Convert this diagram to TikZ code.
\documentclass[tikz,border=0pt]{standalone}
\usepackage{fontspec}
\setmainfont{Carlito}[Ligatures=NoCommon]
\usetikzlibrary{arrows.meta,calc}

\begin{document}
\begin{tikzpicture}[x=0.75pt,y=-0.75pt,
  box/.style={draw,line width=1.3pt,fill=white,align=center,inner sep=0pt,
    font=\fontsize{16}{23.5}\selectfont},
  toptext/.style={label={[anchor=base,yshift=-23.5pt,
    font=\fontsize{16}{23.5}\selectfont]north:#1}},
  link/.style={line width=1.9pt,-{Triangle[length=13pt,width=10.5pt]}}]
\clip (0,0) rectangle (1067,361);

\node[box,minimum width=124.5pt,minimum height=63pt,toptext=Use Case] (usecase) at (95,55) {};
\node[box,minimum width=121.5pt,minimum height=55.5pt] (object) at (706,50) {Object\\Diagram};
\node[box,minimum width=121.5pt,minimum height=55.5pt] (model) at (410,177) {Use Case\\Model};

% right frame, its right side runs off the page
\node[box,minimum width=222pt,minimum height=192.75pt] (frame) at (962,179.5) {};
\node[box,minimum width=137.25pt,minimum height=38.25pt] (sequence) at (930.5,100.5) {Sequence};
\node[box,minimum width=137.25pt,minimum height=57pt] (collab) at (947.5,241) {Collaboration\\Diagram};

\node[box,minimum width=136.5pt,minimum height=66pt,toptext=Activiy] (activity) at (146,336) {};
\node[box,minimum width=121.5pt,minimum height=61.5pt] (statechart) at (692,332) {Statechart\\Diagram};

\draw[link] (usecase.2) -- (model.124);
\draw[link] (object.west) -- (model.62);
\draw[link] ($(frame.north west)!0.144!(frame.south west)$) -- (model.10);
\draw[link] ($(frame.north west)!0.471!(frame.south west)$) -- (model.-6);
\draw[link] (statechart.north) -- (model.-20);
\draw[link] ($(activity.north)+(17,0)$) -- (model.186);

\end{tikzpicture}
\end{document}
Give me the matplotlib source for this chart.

********

_Prompt_
Reproduce every entry shown above, precisely as it stands.

_Reply_
Convert this diagram to TikZ code.
\documentclass[tikz,border=0pt]{standalone}
\usepackage{fontspec}
\setmainfont{Carlito}[Ligatures=NoCommon]
\usetikzlibrary{arrows.meta,calc}

\begin{document}
\begin{tikzpicture}[x=0.75pt,y=-0.75pt,
  box/.style={draw,line width=1.3pt,fill=white,align=center,inner sep=0pt,
    font=\fontsize{16}{23.5}\selectfont},
  toptext/.style={label={[anchor=base,yshift=-23.5pt,
    font=\fontsize{16}{23.5}\selectfont]north:#1}},
  link/.style={line width=1.9pt,-{Triangle[length=13pt,width=10.5pt]}}]
\clip (0,0) rectangle (1067,361);

\node[box,minimum width=124.5pt,minimum height=63pt,toptext=Use Case] (usecase) at (95,55) {};
\node[box,minimum width=121.5pt,minimum height=55.5pt] (object) at (706,50) {Object\\Diagram};
\node[box,minimum width=121.5pt,minimum height=55.5pt] (model) at (410,177) {Use Case\\Model};

% right frame, its right side runs off the page
\node[box,minimum width=222pt,minimum height=192.75pt] (frame) at (962,179.5) {};
\node[box,minimum width=137.25pt,minimum height=38.25pt] (sequence) at (930.5,100.5) {Sequence};
\node[box,minimum width=137.25pt,minimum height=57pt] (collab) at (947.5,241) {Collaboration\\Diagram};

\node[box,minimum width=136.5pt,minimum height=66pt,toptext=Activiy] (activity) at (146,336) {};
\node[box,minimum width=121.5pt,minimum height=61.5pt] (statechart) at (692,332) {Statechart\\Diagram};

\draw[link] (usecase.2) -- (model.124);
\draw[link] (object.west) -- (model.62);
\draw[link] ($(frame.north west)!0.144!(frame.south west)$) -- (model.10);
\draw[link] ($(frame.north west)!0.471!(frame.south west)$) -- (model.-6);
\draw[link] (statechart.north) -- (model.-20);
\draw[link] ($(activity.north)+(17,0)$) -- (model.186);

\end{tikzpicture}
\end{document}
Give me the matplotlib source for this chart.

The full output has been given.